Speaking of making a mess of things, let me add my two cents to Bangor Daily News Columnists Abby Zimet's Feb. 8 column about unwed mothers, the one that was raked over the coals a few days later in a Bangor Daily News editorial.
(Hey, if the BDN editorial department can dump on one of its columnists, I can dump on the BDN editorial writers, no?)
I certainly wish some editorial writers would read what they are haranguing about before they put fingertips to keyboard.
Abby was explaining about the new category of unwed mother, the one who was having a baby by choice, not by accident.
That mother, she explained in her first paragraph, happens to be single, but she is also financially secure and not prone to be on welfare, is emotionally self-reliant and in her 30s. She mentions a 33-year-old businesswoman, a 39-year-old psychologist.
That cannot be the picture the very angry editorial calls to mind when it suggests that support services for such women ''flow from the paychecks of those traditional families whose working mothers and fathers find themselves clothing and feeding their own, as well as more and more of Abby's unwed 'supermothers' who have made the 'autonomous choice'.''
I resent the implication in the editorial that all single mothers are on welfare. Abby very clearly was talking about working mothers, mothers who contribute to society through their taxes just as much as so-called traditional families with two working parents.
(Statistics show that the majority of children today will spend at least part of their lives in single-parent homes.)
My impression of the support services Abby mentioned was that they were paid for by the mother, not provided free. But day-care has to exist before it can be bought.
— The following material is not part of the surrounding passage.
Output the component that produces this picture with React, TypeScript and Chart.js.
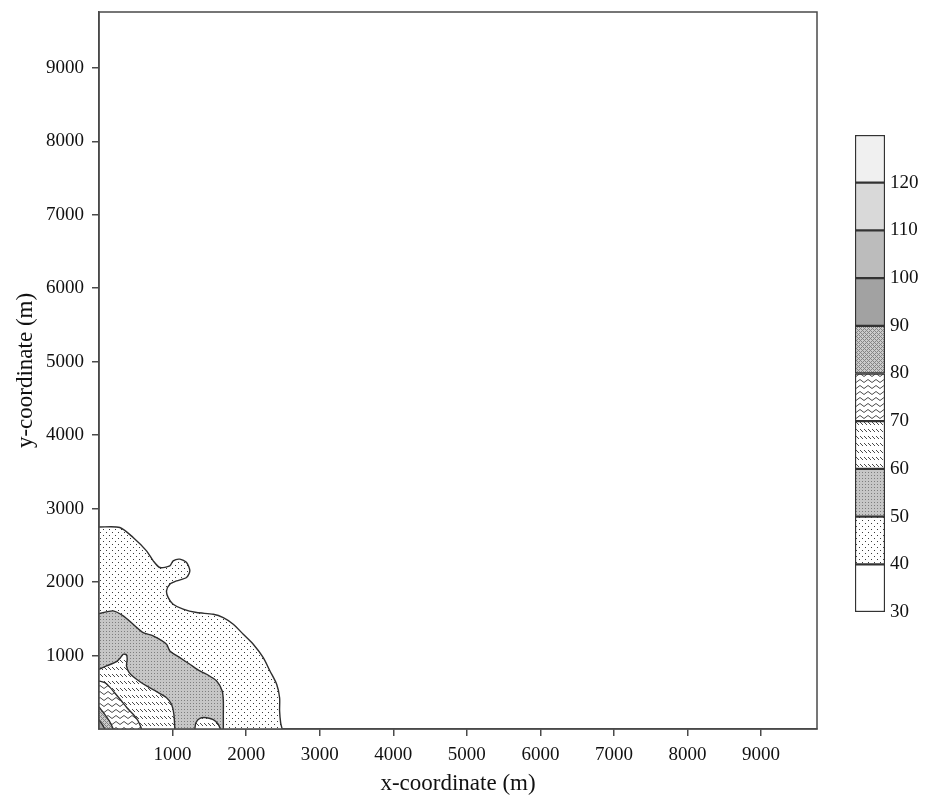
import React, { useEffect, useRef } from "react";
import { Chart, registerables } from "chart.js";

Chart.register(...registerables);

// ---------- data ----------
const xMax = 9760;
const yMax = 9760;
const xTicks = [1000, 2000, 3000, 4000, 5000, 6000, 7000, 8000, 9000];
const yTicks = [1000, 2000, 3000, 4000, 5000, 6000, 7000, 8000, 9000];
const cbTicks = [30, 40, 50, 60, 70, 80, 90, 100, 110, 120];
const cbBands = [
  [30, 40], [40, 50], [50, 60], [60, 70], [70, 80],
  [80, 90], [90, 100], [100, 110], [110, 120], [120, 130],
];

// contour boundaries (x, y in metres), from left edge to bottom edge
const contour40 = [
  [0, 2750], [283, 2743], [464, 2607], [646, 2425], [737, 2289], [827, 2198],
  [963, 2221], [1008, 2289], [1099, 2312], [1190, 2266], [1235, 2153],
  [1190, 2062], [1054, 2016], [963, 1971], [918, 1880], [941, 1789],
  [1008, 1699], [1144, 1631], [1327, 1585], [1553, 1562], [1689, 1516],
  [1825, 1426], [1961, 1290], [2097, 1154], [2233, 971], [2324, 790],
  [2415, 609], [2455, 426], [2455, 245], [2470, 80], [2490, 0],
];
const contour50 = [
  [0, 1570], [192, 1608], [328, 1540], [464, 1426], [600, 1312], [736, 1267],
  [918, 1154], [963, 1063], [1099, 971], [1235, 881], [1371, 790],
  [1463, 745], [1599, 654], [1675, 518], [1690, 381], [1690, 200], [1690, 0],
];
const island60 = [
  [1303, 0], [1317, 86], [1371, 146], [1463, 154], [1553, 127], [1621, 64], [1650, 0],
];
const contour60 = [
  [0, 813], [102, 858], [238, 917], [292, 971], [328, 1017], [374, 1008],
  [383, 950], [374, 858], [410, 767], [510, 677], [646, 586], [782, 508],
  [918, 426], [986, 336], [1018, 200], [1031, 0],
];
const contour70 = [
  [0, 654], [79, 631], [147, 570], [215, 490], [306, 381], [380, 290],
  [464, 200], [532, 109], [580, 0],
];
const contour80 = [[0, 300], [70, 210], [140, 110], [195, 0]];
const contour90 = [[0, 120], [45, 60], [80, 0]];

const FONT = "'Liberation Serif', 'Times New Roman', serif";

function makePattern(w: number, h: number, draw: (c: CanvasRenderingContext2D) => void) {
  const cv = document.createElement("canvas");
  cv.width = w;
  cv.height = h;
  const c = cv.getContext("2d")!;
  draw(c);
  return c.createPattern(cv, "repeat")!;
}

function buildFills() {
  const white = "#ffffff";
  const dots40 = makePattern(6, 6, (c) => {
    c.fillStyle = white; c.fillRect(0, 0, 6, 6);
    c.fillStyle = "#3a3a3a"; c.fillRect(1, 1, 1, 1); c.fillRect(4, 4, 1, 1);
  });
  const gray50 = makePattern(3, 3, (c) => {
    c.fillStyle = "#c6c6c6"; c.fillRect(0, 0, 3, 3);
    c.fillStyle = "#7e7e7e"; c.fillRect(1, 1, 1, 1);
  });
  const hatch60 = makePattern(4, 7, (c) => {
    c.fillStyle = white; c.fillRect(0, 0, 4, 7);
    c.fillStyle = "#4a4a4a";
    c.fillRect(0, 2, 1, 1); c.fillRect(1, 3, 1, 1); c.fillRect(2, 4, 1, 1);
  });
  const zig70 = makePattern(8, 6, (c) => {
    c.fillStyle = white; c.fillRect(0, 0, 8, 6);
    c.strokeStyle = "#4a4a4a"; c.lineWidth = 1;
    c.beginPath(); c.moveTo(0, 4.5); c.lineTo(4, 1.5); c.lineTo(8, 4.5); c.stroke();
  });
  const cross80 = makePattern(4, 4, (c) => {
    c.fillStyle = "#cbcbcb"; c.fillRect(0, 0, 4, 4);
    c.fillStyle = "#858585";
    c.fillRect(0, 0, 1, 1); c.fillRect(2, 2, 1, 1); c.fillRect(1, 1, 1, 1); c.fillRect(3, 3, 1, 1);
    c.fillRect(3, 1, 1, 1); c.fillRect(1, 3, 1, 1);
  });
  return [white, dots40, gray50, hatch60, zig70, cross80, "#a2a2a2", "#bcbcbc", "#d9d9d9", "#f0f0f0"];
}

const toPts = (arr: number[][]) => arr.map(([x, y]) => ({ x, y }));
const plain = (v: any) => String(v);

export default function App() {
  const mainRef = useRef<HTMLCanvasElement>(null);
  const cbRef = useRef<HTMLCanvasElement>(null);

  useEffect(() => {
    const fills = buildFills();
    const lineColor = "#2e2e2e";
    const contourSet = (data: number[][], fill: any, order: number) => ({
      data: toPts(data),
      backgroundColor: fill,
      borderColor: lineColor,
      borderWidth: 1.4,
      pointRadius: 0,
      tension: 0.25,
      fill: "origin",
      order,
    });

    const frame = {
      id: "frame",
      afterDatasetsDraw(chart: any) {
        const { ctx, chartArea: a } = chart;
        ctx.save();
        ctx.strokeStyle = "#4a4a4a";
        ctx.lineWidth = 1.5;
        ctx.strokeRect(a.left, a.top, a.right - a.left, a.bottom - a.top);
        ctx.restore();
      },
    };

    const tickFont = { family: FONT, size: 19 };
    const titleFont = { family: FONT, size: 23 };

    const main = new Chart(mainRef.current!, {
      type: "line",
      data: {
        datasets: [
          contourSet(contour40, fills[1], 7),
          contourSet(contour50, fills[2], 6),
          contourSet(island60, fills[3], 5),
          contourSet(contour60, fills[3], 4),
          contourSet(contour70, fills[4], 3),
          contourSet(contour80, fills[5], 2),
          contourSet(contour90, fills[6], 1),
        ] as any,
      },
      options: {
        animation: false,
        responsive: false,
        devicePixelRatio: 1,
        layout: { padding: { top: 12, right: 117, left: 0, bottom: 0 } },
        plugins: { legend: { display: false }, tooltip: { enabled: false } },
        scales: {
          x: {
            type: "linear",
            min: 0,
            max: xMax,
            afterFit: (s: any) => { s.height = 69; s.paddingLeft = 0; s.paddingRight = 0; },
            afterBuildTicks: (s: any) => { s.ticks = xTicks.map((v) => ({ value: v })); },
            grid: { display: true, drawOnChartArea: false, drawTicks: true, tickLength: 7, color: "#4a4a4a", lineWidth: 1.5 },
            border: { display: true, color: "#4a4a4a", width: 1.5 },
            ticks: { font: tickFont, color: "#111", padding: 8, maxRotation: 0, autoSkip: false, callback: plain },
            title: { display: true, text: "x-coordinate (m)", font: titleFont, color: "#111", padding: { top: 0, bottom: 0 } },
          },
          y: {
            type: "linear",
            min: 0,
            max: yMax,
            afterFit: (s: any) => { s.width = 99; s.paddingTop = 0; s.paddingBottom = 0; },
            afterBuildTicks: (s: any) => { s.ticks = yTicks.map((v) => ({ value: v })); },
            grid: { display: true, drawOnChartArea: false, drawTicks: true, tickLength: 7, color: "#4a4a4a", lineWidth: 1.5 },
            border: { display: true, color: "#4a4a4a", width: 1.5 },
            ticks: { font: tickFont, color: "#111", padding: 8, autoSkip: false, callback: plain },
            title: { display: true, text: "y-coordinate (m)", font: titleFont, color: "#111", padding: { top: 12, bottom: 0 } },
          },
        },
      },
      plugins: [frame],
    } as any);

    const cb = new Chart(cbRef.current!, {
      type: "bar",
      data: {
        labels: [""],
        datasets: cbBands.map((b, i) => ({
          data: [b],
          backgroundColor: fills[i],
          borderColor: "#333",
          borderWidth: 1.5,
          borderSkipped: false,
          grouped: false,
          barPercentage: 1,
          categoryPercentage: 1,
        })) as any,
      },
      options: {
        animation: false,
        responsive: false,
        devicePixelRatio: 1,
        layout: { padding: { top: 135, bottom: 186, left: 855, right: 0 } },
        plugins: { legend: { display: false }, tooltip: { enabled: false } },
        scales: {
          x: { display: false },
          y: {
            position: "right",
            min: 30,
            max: 130,
            afterFit: (s: any) => { s.width = 49; s.paddingTop = 0; s.paddingBottom = 0; },
            afterBuildTicks: (s: any) => { s.ticks = cbTicks.map((v) => ({ value: v })); },
            grid: { display: false, drawTicks: false },
            border: { display: false },
            ticks: { font: tickFont, color: "#111", padding: 5, autoSkip: false, callback: plain },
          },
        },
      },
    } as any);

    return () => {
      main.destroy();
      cb.destroy();
    };
  }, []);

  const style: React.CSSProperties = { position: "fixed", left: 0, top: 0, width: 934, height: 798 };
  return (
    <div>
      <canvas ref={mainRef} width={934} height={798} style={style} />
      <canvas ref={cbRef} width={934} height={798} style={{ ...style, pointerEvents: "none" }} />
    </div>
  );
}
It has been only recently that the majority of intact families have been two-paycheck families. In the traditional family, you have a picture of mother baking cookies while father is out in the real world working. It has only been in the last decade or so (coincidental with the rise of the women's movement) that it has been acceptable for a man to have a wife who works. It was done before that, sure, but it was not considered a traditional family.
I also don't agree, as the editorial states, that the cultural norm is children with mothers and fathers who share parenting. The idea that fathers should share equally in the parenting of children is a relatively new concept, one that has grown along with the women's movement. The father of the 50s (the era in which I grew up) was a silent figure, concerned with work outside the home. Bringing up the children was mother's job.
The BDN, in its new policy on leaves of absence, allows for child-care leave for the new mother, but does not mention child-care leave for the father, a fact I pointed out to the hierarchy when the new policy was announced. So much for the tradition of sharing parenting.
Abby was simply explaining that a movement seems to be afoot among older, and wiser, women who are willing to shoulder total responsibility for raising children, and who don't happen to want or need the help of a man. I have known such women, and I can find no fault with their decision – or their children.
The editorial was far too angry for the content of Abby's column. I think it makes some men nervous when some women decide they can do without them.